O caso japonês demonstra mais uma vez o quanto o capitalismo é pernicioso e mortal. A energia nuclear sob controle de empresas capitalistas mais preocupadas com o lucro do que com a segurança, num país sujeito a terremotos, serve como exemplo de que não se pode deixar o conhecimento científico sob controle da propriedade privada. Para completar, precisamos retomar a questão de que a opção por energia nuclear é uma forma de minimizar a dependência em relação aos combustíveis fósseis, como petróleo, carvão e gás natural. Mas se a energia nuclear tem o problema do risco de vazamento de radiação, os combustíveis fósseis também não são a opção mais adequada, pois até a ONU já reconheceu a relação entre os gases derivados da sua queima e o efeito estufa, fonte de uma série de outros desastres “naturais”. Basta lembrar das enchentes deste ano, no Brasil.

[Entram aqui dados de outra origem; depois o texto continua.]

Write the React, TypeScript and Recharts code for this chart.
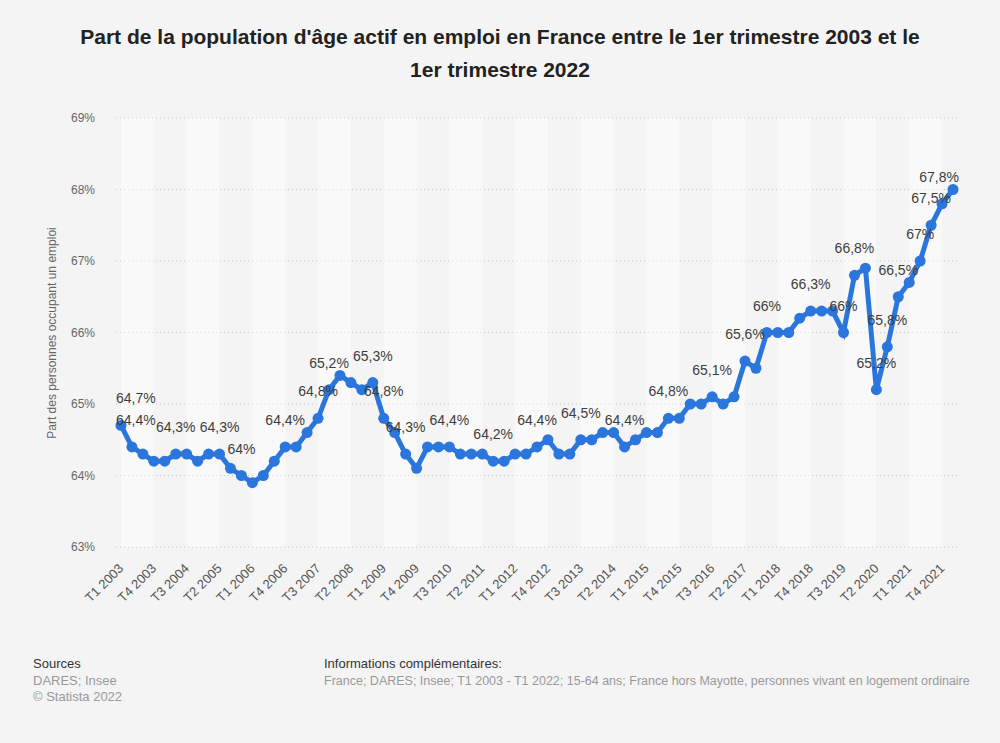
import React from 'react';
import { LineChart, Line, XAxis, YAxis, CartesianGrid, ReferenceArea } from 'recharts';

// ---- data ----
const YEARS = [2003, 2004, 2005, 2006, 2007, 2008, 2009, 2010, 2011, 2012, 2013, 2014, 2015, 2016, 2017, 2018, 2019, 2020, 2021, 2022];
const QUARTERS = ['T1', 'T2', 'T3', 'T4'];
const RATE = [
  64.7, 64.4, 64.3, 64.2, 64.2, 64.3, 64.3, 64.2, 64.3, 64.3,
  64.1, 64.0, 63.9, 64.0, 64.2, 64.4, 64.4, 64.6, 64.8, 65.2,
  65.4, 65.3, 65.2, 65.3, 64.8, 64.6, 64.3, 64.1, 64.4, 64.4,
  64.4, 64.3, 64.3, 64.3, 64.2, 64.2, 64.3, 64.3, 64.4, 64.5,
  64.3, 64.3, 64.5, 64.5, 64.6, 64.6, 64.4, 64.5, 64.6, 64.6,
  64.8, 64.8, 65.0, 65.0, 65.1, 65.0, 65.1, 65.6, 65.5, 66.0,
  66.0, 66.0, 66.2, 66.3, 66.3, 66.3, 66.0, 66.8, 66.9, 65.2,
  65.8, 66.5, 66.7, 67.0, 67.5, 67.8, 68.0,
];
const CATEGORIES = YEARS.flatMap((y) => QUARTERS.map((q) => `${q} ${y}`)).slice(0, RATE.length);
const Y_TICKS = [63, 64, 65, 66, 67, 68, 69];
// points whose value label is visible (others hidden because they would overlap)
const LABELLED = [0, 1, 5, 9, 11, 15, 18, 19, 23, 24, 26, 30, 34, 38, 42, 46, 50, 54, 57, 59, 63, 66, 67, 69, 70, 71, 73, 74, 75];

const TITLE_LINES = ["Part de la population d'âge actif en emploi en France entre le 1er trimestre 2003 et le", '1er trimestre 2022'];
const Y_LABEL = 'Part des personnes occupant un emploi';

const data = CATEGORIES.map((c, i) => ({ period: c, rate: RATE[i] }));

// alternating background bands, three quarters wide
const BANDS = CATEGORIES.map((c, i) => i)
  .filter((i) => i % 6 === 0 && i + 3 < CATEGORIES.length)
  .map((i) => [CATEGORIES[i], CATEGORIES[i + 3]]);

// ---- style / layout ----
const FONT = '"Liberation Sans", Arial, Helvetica, sans-serif';
const BG = '#f4f4f4';
const BLUE = '#2a76dd';
const PLOT_LEFT = 116;
const PLOT_RIGHT = 959;
const PLOT_TOP = 118;
const PLOT_BOTTOM = 547;
const W = 1000;
const H = 743;
const Y_AXIS_W = 60;
const X_AXIS_H = 60;

const fmt = (v: number) => `${String(v).replace('.', ',')}%`;
const labelWidth = (s: string) =>
  [...s].reduce((w, ch) => w + (ch === ',' ? 0.278 : ch === '%' ? 0.889 : 0.556), 0) * 14;

const renderLabel = (props: any) => {
  const { index, value } = props;
  if (!LABELLED.includes(index)) return null;
  const px = props.x ?? props.viewBox?.x;
  const py = props.y ?? props.viewBox?.y;
  if (typeof px !== 'number' || typeof py !== 'number') return null;
  const text = fmt(value);
  const w = labelWidth(text);
  const cx = Math.min(Math.max(px, PLOT_LEFT + w / 2), PLOT_RIGHT - w / 2);
  return (
    <text key={`lbl-${index}`} x={cx} y={py - 22} textAnchor="middle" fontSize={14} fontFamily={FONT} fill="#3d3d3d">
      {text}
    </text>
  );
};

const XTick = (props: any) => {
  const { x, y, payload } = props;
  return (
    <text
      x={x}
      y={y}
      transform={`rotate(-45 ${x} ${y})`}
      textAnchor="end"
      dy="0.35em"
      fontSize={13}
      fontFamily={FONT}
      fill="#555"
    >
      {payload.value}
    </text>
  );
};

export default function App() {
  return (
    <div
      style={{
        position: 'absolute',
        left: 0,
        top: 0,
        width: W,
        height: H,
        background: BG,
        fontFamily: FONT,
        overflow: 'hidden',
      }}
    >
      <div
        style={{
          position: 'absolute',
          left: 20,
          width: 960,
          top: 20,
          textAlign: 'center',
          fontSize: 21,
          fontWeight: 'bold',
          lineHeight: '33px',
          color: '#222',
        }}
      >
        {TITLE_LINES.map((t) => (
          <div key={t} style={{ whiteSpace: 'nowrap' }}>
            {t}
          </div>
        ))}
      </div>

      <div style={{ position: 'absolute', left: 0, top: 0 }}>
        <LineChart
          width={W}
          height={H}
          data={data}
          margin={{
            top: PLOT_TOP,
            right: W - PLOT_RIGHT,
            bottom: H - PLOT_BOTTOM - X_AXIS_H,
            left: PLOT_LEFT - Y_AXIS_W,
          }}
        >
          {BANDS.map(([a, b]) => (
            <ReferenceArea key={a} x1={a} x2={b} fill="#ffffff" fillOpacity={0.45} stroke="none" ifOverflow="visible" />
          ))}
          <CartesianGrid horizontal={true} vertical={false} stroke="#c4c4c4" strokeDasharray="1 3" />
          <XAxis
            dataKey="period"
            interval={2}
            axisLine={false}
            tickLine={false}
            tickSize={0}
            tickMargin={19}
            height={X_AXIS_H}
            padding={{ left: 5, right: 6 }}
            tick={<XTick />}
          />
          <YAxis
            domain={[63, 69]}
            ticks={Y_TICKS}
            width={Y_AXIS_W}
            axisLine={false}
            tickLine={false}
            tickSize={0}
            tickMargin={21}
            tickFormatter={(v: number) => `${v}%`}
            tick={{ fontSize: 12, fill: '#666', fontFamily: FONT }}
          />
          <Line
            type="linear"
            dataKey="rate"
            stroke={BLUE}
            strokeWidth={5}
            dot={{ r: 5.5, fill: BLUE, stroke: BLUE, strokeWidth: 0 }}
            activeDot={false}
            isAnimationActive={false}
            label={renderLabel}
          />
        </LineChart>
      </div>

      <div
        style={{
          position: 'absolute',
          left: 52,
          top: (PLOT_TOP + PLOT_BOTTOM) / 2,
          transform: 'translate(-50%, -50%) rotate(-90deg)',
          whiteSpace: 'nowrap',
          fontSize: 12,
          color: '#666',
          zIndex: 2,
        }}
      >
        {Y_LABEL}
      </div>

      <div style={{ position: 'absolute', left: 33, top: 656, fontSize: 13, lineHeight: '16.5px', zIndex: 2 }}>
        <div style={{ color: '#333' }}>Sources</div>
        <div style={{ color: '#999' }}>DARES; Insee</div>
        <div style={{ color: '#999' }}>© Statista 2022</div>
      </div>
      <div style={{ position: 'absolute', left: 324, top: 656, fontSize: 13, lineHeight: '16.5px', zIndex: 2 }}>
        <div style={{ color: '#333' }}>Informations complémentaires:</div>
        <div style={{ color: '#999', fontSize: 12.5, whiteSpace: 'nowrap' }}>
          France; DARES; Insee; T1 2003 - T1 2022; 15-64 ans; France hors Mayotte, personnes vivant en logement ordinaire
        </div>
      </div>
    </div>
  );
}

O mundo precisa de uma nova matriz energética, renovável, limpa e sustentável. Mas a troca dos combustíveis fósseis (e da energia nuclear) por essas fontes alternativas não será feita pelo capitalismo, enquanto houver possibilidade de lucrar com as atuais fontes. Por mais mortíferas que tenham se provado. Somente uma sociedade socialista, que aproveite os recursos naturais e tecnológicos de acordo com as necessidades humanas e de uma forma racional e renovável, pode por fim às catástrofes e ao espectro da barbárie.